Kyari: NNPC Restructuring Its Businesses to Meet Energy Transition Demands

•Resource ‘curse’ can be addressed through full contract disclosures, says NEITI

Emmanuel Addeh

The Group Managing Director of the Nigerian National Petroleum Company (NNPC) Limited, Mallam Mele Kyari, said yesterday that in preparation for the much-talked-about energy transition, the oil firm has been restructuring its business operations.

Kyari spoke at the first National Extractives Dialogue (NED) in Abuja, co-hosted by the Nigeria Extractive Industries Transparency Initiative (NEITI) and Spaces for Change (S4C), an indigenous civil society organisation, with support from the Ford Foundation.

The programme was designed to provide stakeholders in the extractives industry a platform to discuss the issues of contract transparency, extractive resources benefits sharing and energy transition in West Africa.

Kyari, who was represented by the Group General Manager, Governance, Risk & Compliance, Mr. Chris Akamiro, noted that the aftermath of COP26 in Glasgow had shown that the world is committed to energy transition.

“ I would like to assure you that as NNPC transitions to a CAMA company, we are restructuring our businesses to take advantage of the opportunities that energy transition will bring forth,” Kyari stated.

As the company commences the implementation of its revised strategy, the NNPC GMD stressed that the company will use its large gas resource as transition fuel to aid the process.

“We are committing our resources for the next decade, which is tagged the decade of gas to explore and produce more gas relative to oil, to power Nigeria and the international community as we transit away from hydrocarbons,” he added.

Kyari stated that the natural resources from the extractive industries are only beneficial when they are extracted in a responsible and cost-effective manner and the revenues accruing are promptly remitted to the coffers of government.

In the past, he stressed that the opaqueness of the oil and gas industry operations in Nigeria had contributed to low performance both in terms of profitability and contribution to the economy.

He noted that this prompted the call for action by stakeholders on the need for a more transparent and accountable industry, which he said was heeded to by this present government, recognising that transparency underpins improved performance.

Kyari posited that the NNPC has employed several strategies to actualise this goal and had begun the  publication of its monthly financial performance reports and audited financial statements.

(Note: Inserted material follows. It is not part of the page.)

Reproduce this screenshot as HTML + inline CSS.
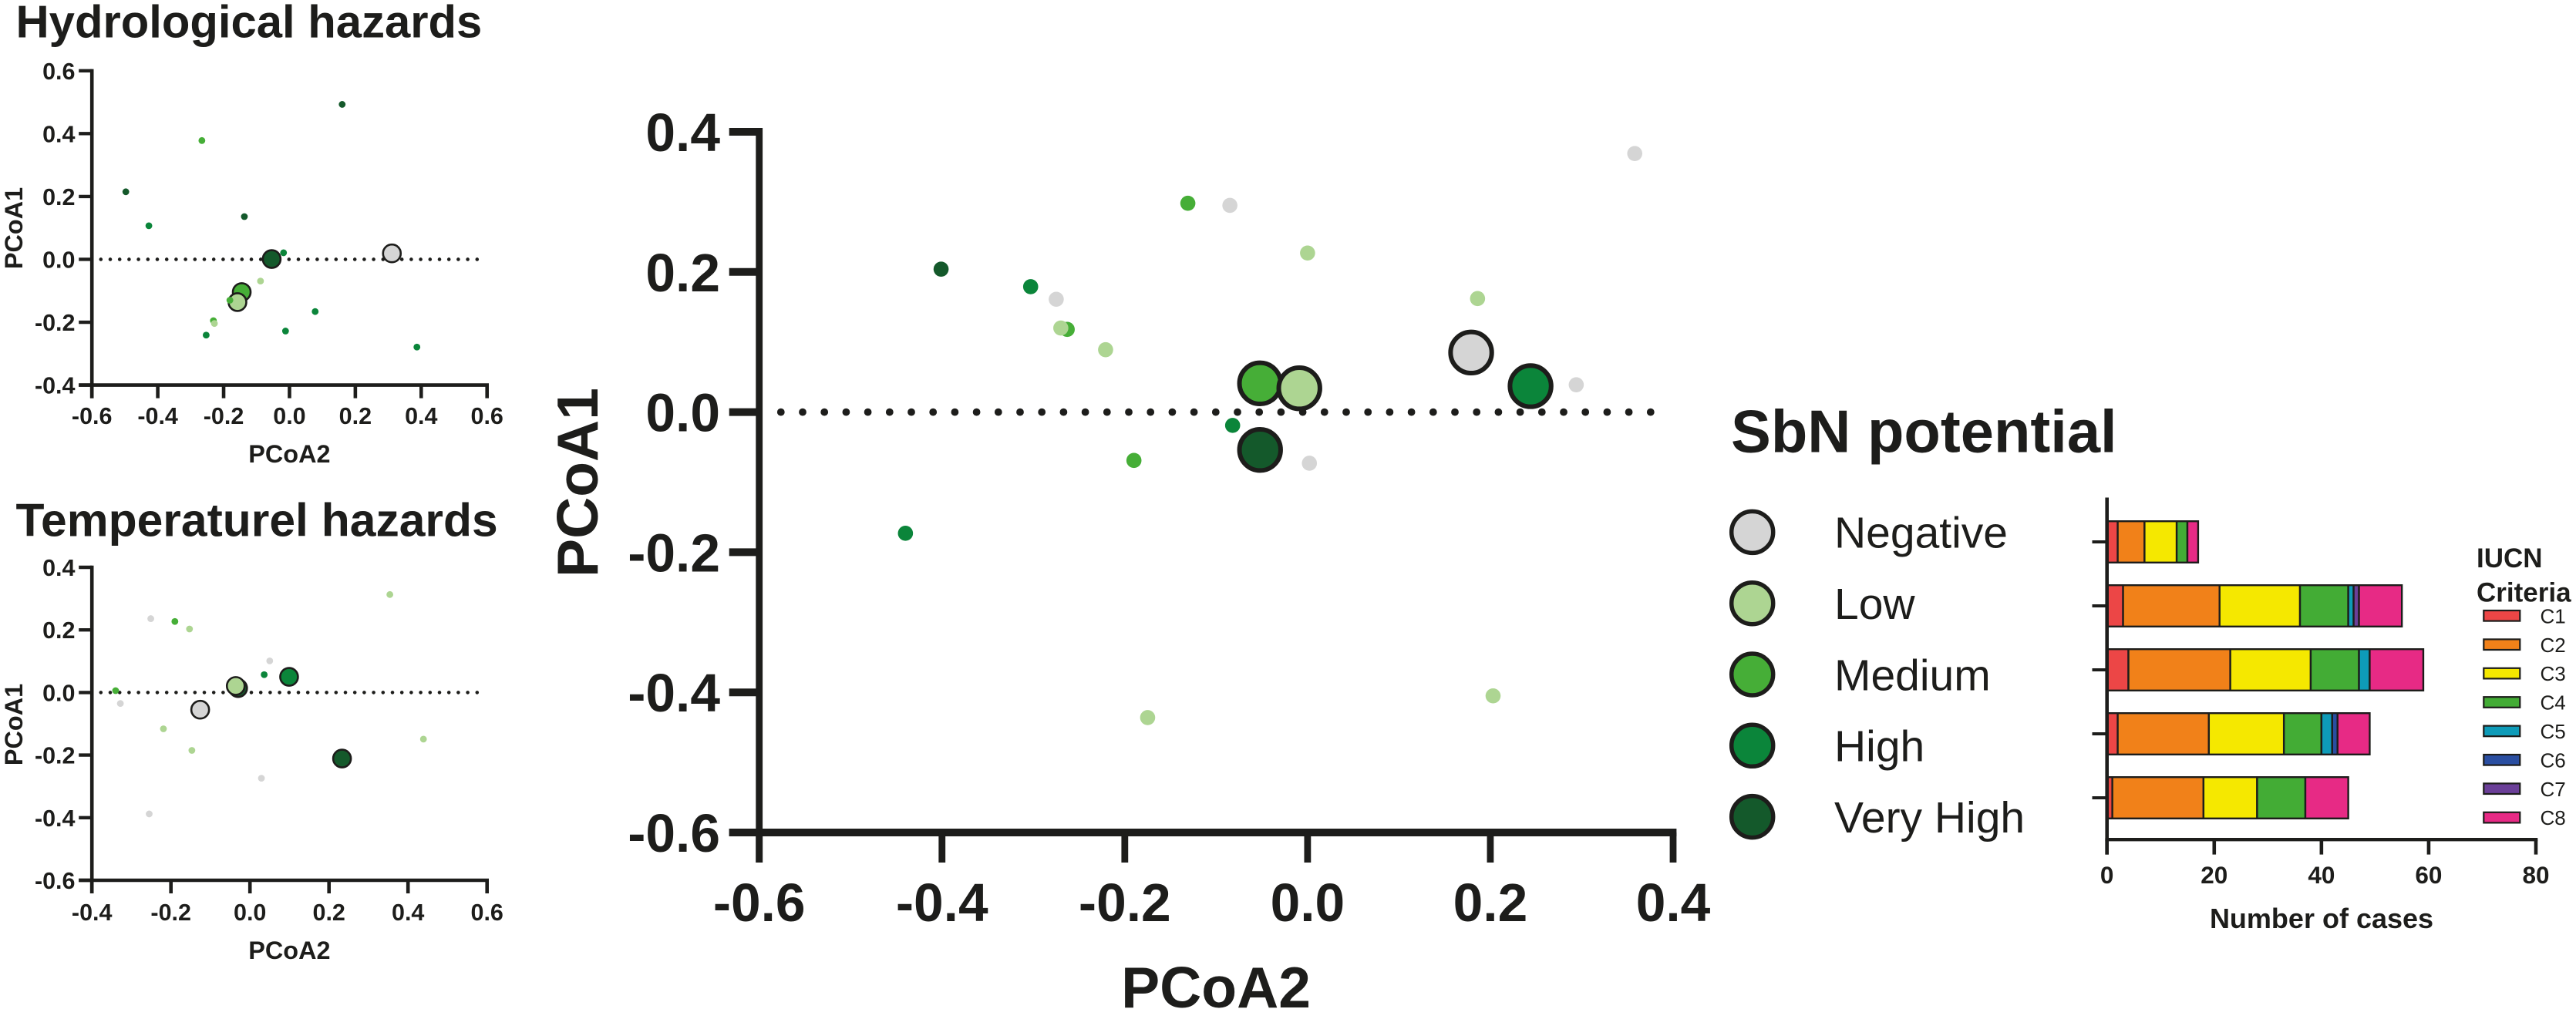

In addition, he said the national oil firm is now more responsive to audit requests and implementation of audit recommendations as well as expanding the frontiers of its engagement, by reporting information on upstream costs and revenues.

 He added that NNPC in 2020 began releasing the financial statements of the group and its subsidiaries, assuring that the 2021 financial statement of the company and its subsidiaries will soon be published.

“As part of our transparency journey, we have understood that disclosing contracts supports open, fact-based dialogue that can help build trust, reduce conflict, and reinforce a company’s social licence to operate.

“We have therefore, since November 2021, been working with NEITI as part of a joint committee with other stakeholders to implement contract transparency in Nigeria,” he stated.

In his remarks, the Executive Secretary, NEITI, Dr Ogbonnaya Orji, stated that the involvement of the organisation in the programme was in line with its objective of deepening engagements with credible civil society organisations.

“The dominant philosophy of the global Extractive Industries Transparency Initiative (EITI), which NEITI implements, is the belief that the phenomenon of the resource curse can be addressed through regular disclosures of extractive information and effective citizens’ participation in resource governance in ways that foster accountability and shared prosperity,” he added.

The EITI 2019 standard, he said, requires implementing countries, including Nigeria, to disclose any contract(s) and licences that are granted, entered, or amended that set out the terms and conditions for the exploration and exploitation of oil, gas, or minerals from January 2021.

“The Petroleum Industry Act (PIA) 2021 also mandates the Nigeria Upstream Petroleum Regulatory Commission (NUPRC) to publish the texts of any new license, lease or contract, or amendment immediately following the granting or signing of such texts,” he noted.

Considering the multi-sectoral and multi-disciplinary nature of energy transition, he opined that NEITI will seek to galvanise inter-agency cooperation, promote public dialogue and foster national consensus on the discourse.

Also speaking, Executive Director, Spaces for Change, Victoria Ibezim-Ohaeri, explained that Nigerians have always clamoured for reforms, especially in the oil and gas as well as in the mining industries, expressing joy that the legal reforms needed were taking place.

Through the reforms, she said that lessees, licencees and permit holders are now required to furnish and publish specified information relating to upstream petroleum operations which shall be published in the national data repository of the NUPRC.

“Joining the global campaign for a transition away from fossil fuels, we have taken steps to ensure that communities get on board the energy transition discourse,” she stressed.